My daddy used to tell a story about the first time he drove a car with an air-conditioner. It wasn’t his, by the way. It was up in September — a hot sultry day — and he stopped and offered a lift to an old farmer who was walking to town. After a few minutes the farmer asked Daddy to stop and let him out.
“I’m going all the way to town, George,” my father reminded his passenger. “I thought you wanted to go to town.”
“Well, I was,” was the perplexed reply, “but now that it’s turned off cold I think I’ll go back home and kill hogs.”
As young as I am I can still remember how the first cold snap of the winter brought hog-killing time, and let me tell you, the people who had to make do during the hard times used every part of the pig but the “oink.”
Everybody knows about hams and shoulders and the Boston butt, which isn’t part of the hog’s butt at all, but the butt of the shoulder. Those are the cuts that most people use to make barbecue. As I have said before, you can get in a cuss fight quicker over barbecue than anything else I can think of, so I won’t state my own personal preferences on the subject at this time.
I will say, however, that having spent a right smart of time in Texas as of late, I have come to appreciate the delectable taste and texture of smoked beef brisket and make sure I get a bite of it every time I take a trip to the Lone Star State. Having said that, when I go and eat brisket, I am eating brisket — not barbecue.
As I have also stated many times in the past, if it don’t involve the south end of a north-bound hog, slow cooked for many, many hours over hardwood, it ain’t barbecue.
But today’s discourse is not about “Q.” It is about the rest of the hog. We used to eat all sorts of things when I was a child, growing up in Porterdale, and last week I decided to search the grocery stores of my community and see how many hog parts I could find in the meat section of our local grocery stores. I was surprised at how well I did.
Have you ever eaten pickled pigs feet. I have and don’t knock it if you haven’t tried it. They used to keep big jars of them on the counters of country stores throughout the South. The tails are eaten the same way and actually have more meat. I have also tasted pig ears and nothing is better, while cooking a whole hog, than breaking off a piece of the skin for a middle-of-the-night snack. I liked to wash mine down with a few swigs of Co-Cola, ice cold and right out of the bottle.

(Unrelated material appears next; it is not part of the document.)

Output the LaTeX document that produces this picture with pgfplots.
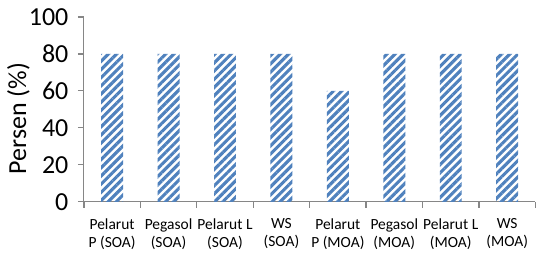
\documentclass[border=0pt]{standalone}
\usepackage{fontspec}
\setmainfont{Carlito}
\usepackage{pgfplots}
\pgfplotsset{compat=1.18}
\usetikzlibrary{patterns.meta}
\definecolor{barblue}{HTML}{4F81BD}
\definecolor{axgray}{HTML}{868686}
\begin{document}
\begin{tikzpicture}
\begin{axis}[
  scale only axis,
  width=452pt, height=185pt,
  xmin=-0.5, xmax=7.5,
  ymin=0, ymax=100,
  ytick={0,20,40,60,80,100},
  xtick={-0.5,0.5,1.5,2.5,3.5,4.5,5.5,6.5,7.5},
  x tick label as interval,
  xticklabels={{Pelarut\\P (SOA)},{Pegasol\\(SOA)},{Pelarut L\\(SOA)},{WS\\(SOA)},{Pelarut\\P (MOA)},{Pegasol\\(MOA)},{Pelarut L\\(MOA)},{WS\\(MOA)}},
  xticklabel style={align=center, font=\fontsize{15.5}{18}\selectfont, yshift=-7pt},
  yticklabel style={font=\fontsize{26}{26}\selectfont, xshift=-6pt},
  /pgf/number format/assume math mode=true,
  axis x line*=bottom,
  axis y line*=left,
  tick align=outside,
  major tick length=6pt,
  tick style={axgray, line width=1.2pt},
  axis line style={draw=axgray, line width=1pt},
  ylabel={Persen (\%)},
  ylabel style={font=\fontsize{26}{26}\selectfont, at={(axis description cs:-0.145,0.45)}, anchor=center},
  clip=false,
]
\addplot[ybar, bar width=22pt, draw=none, pattern={Lines[angle=45, distance=5.8pt, line width=3.1pt]}, pattern color=barblue]
  coordinates {(0,80) (1,80) (2,80) (3,80) (4,60) (5,80) (6,80) (7,80)};
\coordinate (bl) at (rel axis cs:0,0);
\coordinate (tr) at (rel axis cs:1,1);
\end{axis}
\path ([shift={(-84pt,-49pt)}]bl) rectangle ([shift={(0pt,17pt)}]tr);
\end{tikzpicture}
\end{document}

The men that Monty Hill and I used to help cook hogs washed theirs down with water. I reckon it was water. It was a clear liquid they drank from half-gallon fruit jars.
If you ever were a fan of “The Beverly Hillbillies” you might remember Granny cooking hog jowls and collards. I still season my collards with hog jowl. It is, as the name suggests, the fat meet around the jaws of the hog. The rest of the head can be cooked down, too, to make head cheese.
The belly of the beast is used for ribs and bacon. Better than snuff and not half as dusty.
Have you ever had souse meat? It was a staple at my house before my older sister found out what it was made from. That would be the feet and the ears with a little beef tongue tossed in for good measure. Hog maw? The stomach of the hog and you can pick up a pound or two at any supermarket in town. Neck bones are great for soup stock — particularly the kind with marrow included, and hocks are great for seasoning vegetables.
And we couldn’t talk about pork delicacies without bringing up chitterlings — or chitlins, which is the way we say it here in the South. I would assume everyone knows what chitlins are — or at least everyone who reads this column, but you know what they say happens when we assume things. Chitlins are the small intestines of the pig, and I can testify that while they are cooking they smell a lot like they sound, although Mrs. Frances Henderson, who serves chitterlings at her restaurant on the first Thursday of every month during hog killing time, once told me they smell just like money to her.
Daddy used to cook chitlins at our house. He said it was easy. You just boil the “chit” out of them and then batter ‘em up and fry what’s left. I never developed a taste.
I would tell you about making sausage, but if I did, you might not ever eat it again.
I have written up an appetite. I think I’ll light up my Big Green Egg and smoke a butt. I might even go to Henderson’s tomorrow night and have some fried chitlins. Or maybe not.